## Data extract
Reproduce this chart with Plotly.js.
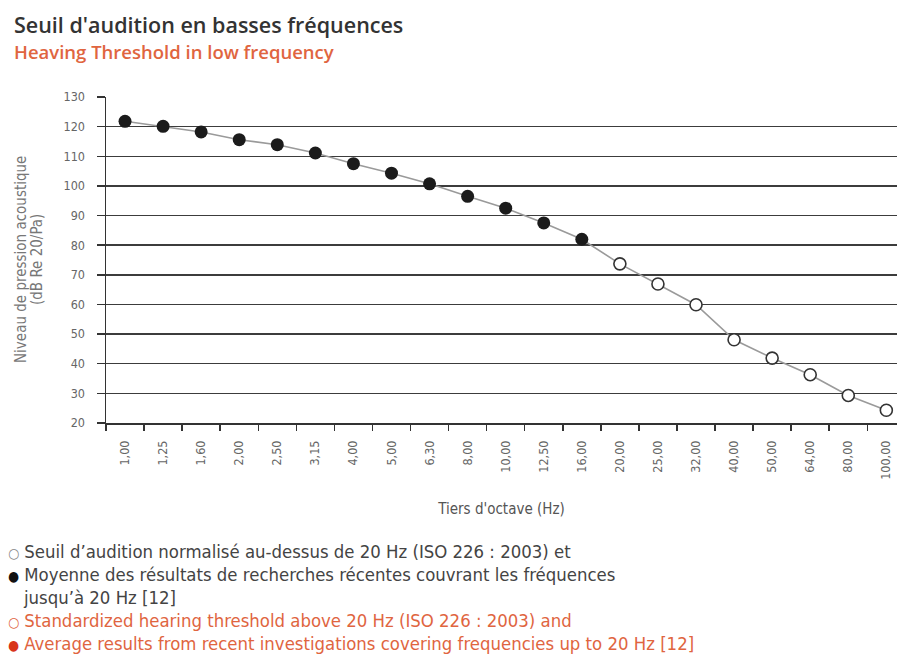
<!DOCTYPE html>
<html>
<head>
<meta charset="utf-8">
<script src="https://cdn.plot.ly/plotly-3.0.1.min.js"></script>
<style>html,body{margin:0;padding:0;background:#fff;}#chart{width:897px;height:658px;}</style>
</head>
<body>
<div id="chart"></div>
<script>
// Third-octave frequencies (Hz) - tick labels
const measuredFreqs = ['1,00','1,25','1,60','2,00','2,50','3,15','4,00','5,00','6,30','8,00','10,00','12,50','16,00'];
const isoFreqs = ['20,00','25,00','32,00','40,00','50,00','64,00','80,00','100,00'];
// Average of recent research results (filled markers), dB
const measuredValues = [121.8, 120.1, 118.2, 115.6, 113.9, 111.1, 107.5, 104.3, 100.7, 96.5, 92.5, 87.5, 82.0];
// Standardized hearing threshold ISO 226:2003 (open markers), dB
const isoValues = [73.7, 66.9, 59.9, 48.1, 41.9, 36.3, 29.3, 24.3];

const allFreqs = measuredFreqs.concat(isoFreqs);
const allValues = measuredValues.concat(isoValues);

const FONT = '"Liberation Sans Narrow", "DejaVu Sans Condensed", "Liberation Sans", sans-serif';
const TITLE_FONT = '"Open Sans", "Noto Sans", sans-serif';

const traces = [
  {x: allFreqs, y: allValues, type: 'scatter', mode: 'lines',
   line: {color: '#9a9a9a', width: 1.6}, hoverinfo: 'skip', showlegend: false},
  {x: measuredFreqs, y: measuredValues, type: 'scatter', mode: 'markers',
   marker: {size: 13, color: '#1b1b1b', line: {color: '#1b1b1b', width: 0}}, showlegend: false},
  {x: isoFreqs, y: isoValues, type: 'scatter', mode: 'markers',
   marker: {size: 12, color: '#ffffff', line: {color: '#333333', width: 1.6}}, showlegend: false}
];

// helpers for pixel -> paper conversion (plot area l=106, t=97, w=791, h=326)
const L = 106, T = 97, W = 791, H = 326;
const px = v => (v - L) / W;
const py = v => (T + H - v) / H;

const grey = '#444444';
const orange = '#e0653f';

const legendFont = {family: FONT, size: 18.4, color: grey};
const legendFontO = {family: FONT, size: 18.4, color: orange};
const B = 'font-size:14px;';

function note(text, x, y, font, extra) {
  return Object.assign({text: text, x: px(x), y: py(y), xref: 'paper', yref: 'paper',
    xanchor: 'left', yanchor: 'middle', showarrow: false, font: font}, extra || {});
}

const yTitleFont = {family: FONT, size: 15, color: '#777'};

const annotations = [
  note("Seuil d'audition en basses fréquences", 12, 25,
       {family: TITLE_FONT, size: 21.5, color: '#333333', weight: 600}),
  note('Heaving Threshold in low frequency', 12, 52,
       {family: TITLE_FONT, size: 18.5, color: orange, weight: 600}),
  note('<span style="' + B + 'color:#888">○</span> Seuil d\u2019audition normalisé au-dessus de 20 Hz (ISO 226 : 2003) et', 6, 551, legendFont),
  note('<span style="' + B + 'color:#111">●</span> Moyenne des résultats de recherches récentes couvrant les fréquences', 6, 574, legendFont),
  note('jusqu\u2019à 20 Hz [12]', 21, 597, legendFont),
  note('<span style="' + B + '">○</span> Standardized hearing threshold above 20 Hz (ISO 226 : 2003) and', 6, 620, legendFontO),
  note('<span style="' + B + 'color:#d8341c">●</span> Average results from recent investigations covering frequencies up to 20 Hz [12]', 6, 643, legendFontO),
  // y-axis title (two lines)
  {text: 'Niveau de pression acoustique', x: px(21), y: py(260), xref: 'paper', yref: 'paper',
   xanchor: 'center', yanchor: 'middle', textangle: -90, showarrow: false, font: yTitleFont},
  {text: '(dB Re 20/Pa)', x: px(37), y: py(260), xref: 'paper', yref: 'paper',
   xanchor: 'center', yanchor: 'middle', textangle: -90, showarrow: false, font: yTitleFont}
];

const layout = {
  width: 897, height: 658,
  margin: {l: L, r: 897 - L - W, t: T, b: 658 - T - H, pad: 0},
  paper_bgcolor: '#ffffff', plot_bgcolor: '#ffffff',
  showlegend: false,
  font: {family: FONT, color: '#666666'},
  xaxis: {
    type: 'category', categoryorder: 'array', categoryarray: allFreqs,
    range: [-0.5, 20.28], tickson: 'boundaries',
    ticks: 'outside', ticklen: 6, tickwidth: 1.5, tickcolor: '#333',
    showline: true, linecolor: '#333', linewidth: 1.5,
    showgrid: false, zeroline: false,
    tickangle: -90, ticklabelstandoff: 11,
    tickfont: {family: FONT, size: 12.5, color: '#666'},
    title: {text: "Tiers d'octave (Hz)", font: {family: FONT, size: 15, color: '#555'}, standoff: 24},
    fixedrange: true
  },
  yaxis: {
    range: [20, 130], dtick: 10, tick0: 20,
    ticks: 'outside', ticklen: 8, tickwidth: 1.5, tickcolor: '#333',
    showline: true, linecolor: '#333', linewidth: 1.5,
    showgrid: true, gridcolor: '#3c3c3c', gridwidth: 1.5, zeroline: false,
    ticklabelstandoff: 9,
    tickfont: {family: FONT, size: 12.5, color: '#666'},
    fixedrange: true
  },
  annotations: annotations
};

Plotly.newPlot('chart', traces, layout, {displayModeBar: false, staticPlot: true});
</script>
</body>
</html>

## Given instruction
Print the complete listing exactly as it stands, without its pictures.

## Worked answer
Reproduce this chart with Plotly.js.
<!DOCTYPE html>
<html>
<head>
<meta charset="utf-8">
<script src="https://cdn.plot.ly/plotly-3.0.1.min.js"></script>
<style>html,body{margin:0;padding:0;background:#fff;}#chart{width:897px;height:658px;}</style>
</head>
<body>
<div id="chart"></div>
<script>
// Third-octave frequencies (Hz) - tick labels
const measuredFreqs = ['1,00','1,25','1,60','2,00','2,50','3,15','4,00','5,00','6,30','8,00','10,00','12,50','16,00'];
const isoFreqs = ['20,00','25,00','32,00','40,00','50,00','64,00','80,00','100,00'];
// Average of recent research results (filled markers), dB
const measuredValues = [121.8, 120.1, 118.2, 115.6, 113.9, 111.1, 107.5, 104.3, 100.7, 96.5, 92.5, 87.5, 82.0];
// Standardized hearing threshold ISO 226:2003 (open markers), dB
const isoValues = [73.7, 66.9, 59.9, 48.1, 41.9, 36.3, 29.3, 24.3];

const allFreqs = measuredFreqs.concat(isoFreqs);
const allValues = measuredValues.concat(isoValues);

const FONT = '"Liberation Sans Narrow", "DejaVu Sans Condensed", "Liberation Sans", sans-serif';
const TITLE_FONT = '"Open Sans", "Noto Sans", sans-serif';

const traces = [
  {x: allFreqs, y: allValues, type: 'scatter', mode: 'lines',
   line: {color: '#9a9a9a', width: 1.6}, hoverinfo: 'skip', showlegend: false},
  {x: measuredFreqs, y: measuredValues, type: 'scatter', mode: 'markers',
   marker: {size: 13, color: '#1b1b1b', line: {color: '#1b1b1b', width: 0}}, showlegend: false},
  {x: isoFreqs, y: isoValues, type: 'scatter', mode: 'markers',
   marker: {size: 12, color: '#ffffff', line: {color: '#333333', width: 1.6}}, showlegend: false}
];

// helpers for pixel -> paper conversion (plot area l=106, t=97, w=791, h=326)
const L = 106, T = 97, W = 791, H = 326;
const px = v => (v - L) / W;
const py = v => (T + H - v) / H;

const grey = '#444444';
const orange = '#e0653f';

const legendFont = {family: FONT, size: 18.4, color: grey};
const legendFontO = {family: FONT, size: 18.4, color: orange};
const B = 'font-size:14px;';

function note(text, x, y, font, extra) {
  return Object.assign({text: text, x: px(x), y: py(y), xref: 'paper', yref: 'paper',
    xanchor: 'left', yanchor: 'middle', showarrow: false, font: font}, extra || {});
}

const yTitleFont = {family: FONT, size: 15, color: '#777'};

const annotations = [
  note("Seuil d'audition en basses fréquences", 12, 25,
       {family: TITLE_FONT, size: 21.5, color: '#333333', weight: 600}),
  note('Heaving Threshold in low frequency', 12, 52,
       {family: TITLE_FONT, size: 18.5, color: orange, weight: 600}),
  note('<span style="' + B + 'color:#888">○</span> Seuil d\u2019audition normalisé au-dessus de 20 Hz (ISO 226 : 2003) et', 6, 551, legendFont),
  note('<span style="' + B + 'color:#111">●</span> Moyenne des résultats de recherches récentes couvrant les fréquences', 6, 574, legendFont),
  note('jusqu\u2019à 20 Hz [12]', 21, 597, legendFont),
  note('<span style="' + B + '">○</span> Standardized hearing threshold above 20 Hz (ISO 226 : 2003) and', 6, 620, legendFontO),
  note('<span style="' + B + 'color:#d8341c">●</span> Average results from recent investigations covering frequencies up to 20 Hz [12]', 6, 643, legendFontO),
  // y-axis title (two lines)
  {text: 'Niveau de pression acoustique', x: px(21), y: py(260), xref: 'paper', yref: 'paper',
   xanchor: 'center', yanchor: 'middle', textangle: -90, showarrow: false, font: yTitleFont},
  {text: '(dB Re 20/Pa)', x: px(37), y: py(260), xref: 'paper', yref: 'paper',
   xanchor: 'center', yanchor: 'middle', textangle: -90, showarrow: false, font: yTitleFont}
];

const layout = {
  width: 897, height: 658,
  margin: {l: L, r: 897 - L - W, t: T, b: 658 - T - H, pad: 0},
  paper_bgcolor: '#ffffff', plot_bgcolor: '#ffffff',
  showlegend: false,
  font: {family: FONT, color: '#666666'},
  xaxis: {
    type: 'category', categoryorder: 'array', categoryarray: allFreqs,
    range: [-0.5, 20.28], tickson: 'boundaries',
    ticks: 'outside', ticklen: 6, tickwidth: 1.5, tickcolor: '#333',
    showline: true, linecolor: '#333', linewidth: 1.5,
    showgrid: false, zeroline: false,
    tickangle: -90, ticklabelstandoff: 11,
    tickfont: {family: FONT, size: 12.5, color: '#666'},
    title: {text: "Tiers d'octave (Hz)", font: {family: FONT, size: 15, color: '#555'}, standoff: 24},
    fixedrange: true
  },
  yaxis: {
    range: [20, 130], dtick: 10, tick0: 20,
    ticks: 'outside', ticklen: 8, tickwidth: 1.5, tickcolor: '#333',
    showline: true, linecolor: '#333', linewidth: 1.5,
    showgrid: true, gridcolor: '#3c3c3c', gridwidth: 1.5, zeroline: false,
    ticklabelstandoff: 9,
    tickfont: {family: FONT, size: 12.5, color: '#666'},
    fixedrange: true
  },
  annotations: annotations
};

Plotly.newPlot('chart', traces, layout, {displayModeBar: false, staticPlot: true});
</script>
</body>
</html>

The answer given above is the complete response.